I am a well spouse on a fixed and limited income. My neighbor’s son, who is friendly with my son, invited himself over for latkes the first night of Chanukah. He is a teenager from a large family. He does have some learning difficulties and social problems. When I gave my children Chanukah presents, I could see he felt left out. I felt badly for him. I know that his parents do not give the children gifts on Chanukah. I called him over and gave him $20 for Chanukah gelt. I expected him to be pleased and excited.
I know he gets little in the way of money from home and needs to do odd jobs to earn the extras he may want. I was shocked when he looked at me and said, “Only 20 dollars?!” My face must have reflected my reaction because he quickly said, “Just kidding” and then gave me a swallowed, “Thanks.”
I was really upset and angry. Twenty dollars may not be much to him but it sure meant a lot to me. I won’t be giving him much of anything after this. My husband feels I’m wrong for feeling the way I do. He said I’m overreacting and I shouldn’t expect more from a teenager. Am I overreacting?
An Angry Neighbor
People give gifts for different reasons. Sometimes we give a gift because the receiver needs what we are giving him/her. Sometimes we give it because we know it will make the person feel good and brighten his/her day. Sometimes we give gifts because it makes us feel good about ourselves. But, I suspect, most often we give the gifts because of a combination of the three motives, and there is nothing wrong with that. The problem arises when our “make ourselves feel good” motivation backfires because we don’t get the kind of “thank you” we had expected.
What you did was very generous. You saw a boy who not only needed attention but the money, as well. You stepped up to fill the need. You certainly did not get an appropriate reaction. Further, it certainly was not the reaction you expected. Let me first say, very clearly, the young man was wrong to behave in the way he did. It was hurtful, unappreciative and totally unacceptable. Having said that, let’s deal with the question you asked, “Am I overreacting?”
First let’s deal with the issue of why you gave him the money. My guess is that you wanted him to feel good and like part of the family. You wanted him to feel cared about. You saw that he had needs, emotional and financial, that his family might not be able to meet and you wanted to help fill those needs.
Clearly, despite his reaction, this was accomplished. It was truly a wonderful thing you did for this boy. My guess is that at this point in his life he may not have the maturity to see it. So, if these were your motives, you accomplished your goal. You achieved what you set out to do. Doing it again will accomplish the same thing. That should help you decide if you will do it again.
If, however, your reason (which I doubt) for giving him the gift was because you wanted him to be grateful and overflowing in his thanks, you did not get the result you wanted. Doing it again will probably not produce a more grateful response then you got the first time. So, you need to figure out your motive for giving him the money before you can determine if you are overreacting or want to do it again.
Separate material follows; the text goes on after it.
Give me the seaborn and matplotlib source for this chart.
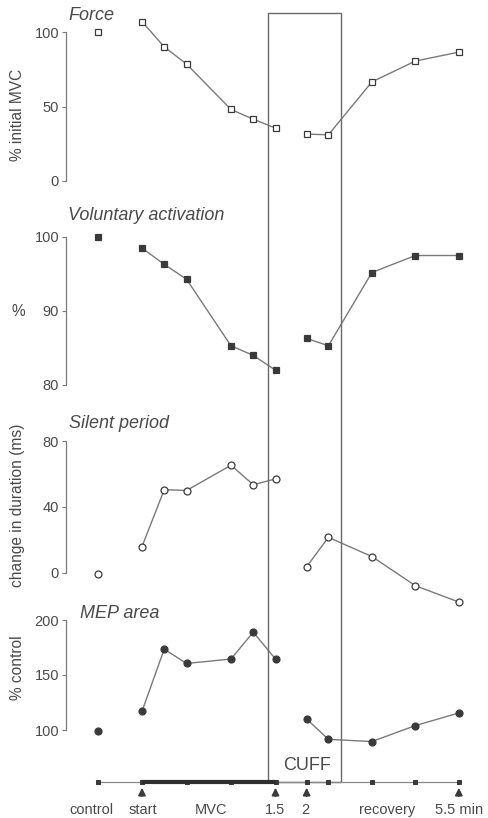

Now lets deal with some reasons for the boy to have reacted the way he did. Again, I am not excusing his behavior by any means, just trying to possibly understand it. You said that he was a boy who had social problems. He may have never learned how to appropriately react to gifts. Perhaps he did not know what to say or how to express his thanks. Maybe he felt uncomfortable. Perhaps your generosity made him feel sorry for himself.
Maybe what he was wrongly expressing was his wish to be in a different place, with his parents giving him what he needed. We can’t understand why people react the way they do. We often have a hard enough time understanding our own emotions. We certainly can’t control their reaction.
Think about why you gave the gift. Know that it had to make him feel good, and be pleased with the fact that you did what you felt was right. Mission accomplished. Only you can decide if you gave the gift because you wanted to make him feel good or make yourself feel good or both. Only you can decide if you will again.